Up until his death last year, my great uncle Bora Rachman was curator of the Popov technology museum in St Petersburg. He let me do a ton of photography the last time I visited him (alas, my camera broke that day, necessitating the use of a crummy phonecam). Lots of shots of handsome old Soviet clunker computers.
Building digital computers in Soviet post-war Russia was a dangerous business. To protect himself and his staff from criticism that could end in them being sent to labour camps, Russian computer pioneer Sergei Lebedev of the Kiev Electro-Technical Institute declared that the computers they wanted to build would carry out only ideologically correct calculations.Described as 'the Soviet Alan Turing', Lebedev had been thinking about how to build a computer since 1948, and by the end of 1949 he had the basic principles down on paper. In a climate of deep suspicion, Lebedev assembled a team of 12 designers and 15 technicians at a disused monastery at Feofania, near Kiev, and gave it the seemingly ironic name 'Secret Laboratory Number One'...

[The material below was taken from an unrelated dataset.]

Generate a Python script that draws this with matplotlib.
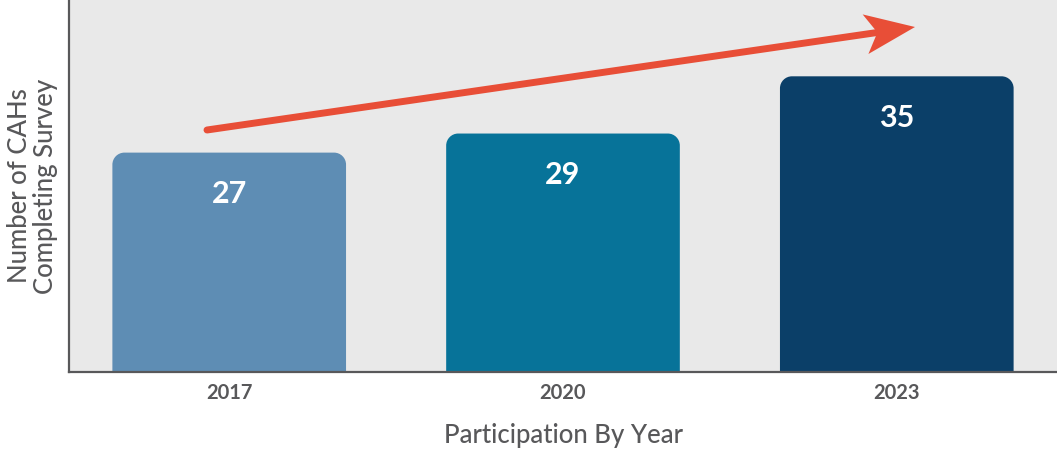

The Russian System/360 clone was called the ES EVM, and it soon became widely available in Russia. In 1972, the year that the ES EVM was released, Soviet leader Leonid Brezhnev virtually admitted what was going on when he told a meeting of officials, "We communists have to string along with the capitalists for a while. We need their credits, their agriculture and their technology."
Theft quickly became the principal way that Russian computing kept pace with the West. In 1975, production began of a clone of the influential DEC PDP-11/40 minicomputer. Called the SM-4, it featured multiple video terminals and twin magnetic tape units - just like the real thing. The SM-4 so faithfully reproduced the original hardware that it even ran Unix, enabling it to run a wide range of stolen applications.
The successor to the SM-4 was the SM-1420. A cloned version of the DEC PDP-11/34+, it was produced in large numbers across the Soviet Union. The standard machine had 256kb of RAM, two 2.5MB removable disc packs, two magnetic tape drives and the ability to handle several video terminals. Predictably, the mid-1980s saw the first cloned Russian IBM PC, called the ES PEVM. It ran DOS and early versions of Windows.
Secrets of Communist computing (Thanks, Steve!)


and before Dr. Strangelove
http://www.youtube.com/watch?v=26_xhQBU3gA
"Russian computer pioneer Sergei Lebedev of the Kiev Electro-Technical Institute declared that the computers they wanted to build would carry out only ideologically correct calculations"
As opposed to the other kind of calculations that evil capitalists engaged in.
Takuan: Never heard of this Dr. Strangelove guy. Is he good? I've got this mole on my back that I should probably get looked at.
Yes, very funny. Funny how some other facts weren't mentioned. Search wikipedia for BESM:
BESM (БЭСМ) is the name of a series of Soviet mainframe computers built in 1950-1960s....
BESM-1...was completed in 1952. ... At the time of completion, it was the fastest computer in Europe...
During the 1975 Apollo-Soyuz Test Project the processing of Soyuz orbit parameters was accomplished by a BESM-6 based system in 1 minute. The same computation for the Apollo was carried out by the American side in 30 minutes.
Stole? The people who "mysteriously" acquired the RSA algorithm three years after it was invented in the UK accuse others of stealing? Don't even get me started on Echelon...
The theft of US computer technology occured on a truly impressive scale, especially in the area of minicomputers. In fact, DEC actually wrote on the die of one of their VAX 8000 chips, in very broken Russian, "VAX - when you care enough to steal the very best."
That said, the BESM-6 was an independent design, completed in 1965. I'd say it was so independent that it'd leave most current computer scientists scratching their heads. Not necessarily in the good way.
The architecture was weird, some have said ugly. But the limiting factor of Soviet computing was not the architecture designs, but the semiconductors. The top-down decision to basically shut down independent Soviet computer science and start copying the US systems didn't help, though.
I don't have any problems believing that the BESM-6 - literally the "Large Electronic Calculating Machine", was faster than the IBM systems that NASA was using. Had they used a Control Data Cyber, things would likely have gone much faster. But it isn't impossible that the Soviets used a better or more inexact algorithm.
But you have to hand it to them: the BESM-6 console was absolutely pornographic - rivalling even the stupendous console of the System/360 model 91.
Perspective:
6000 vacuum tubes = 6000 switches.
What's an Intel µP nowadays? 1-2 million? More?
The IBM 360 was pretty much dogmeat -- even by the standards of the 60s.
The CDC Cyber 75 (7500?) "blew its doors off."
Doug- 291million in a Core 2 Duo I think.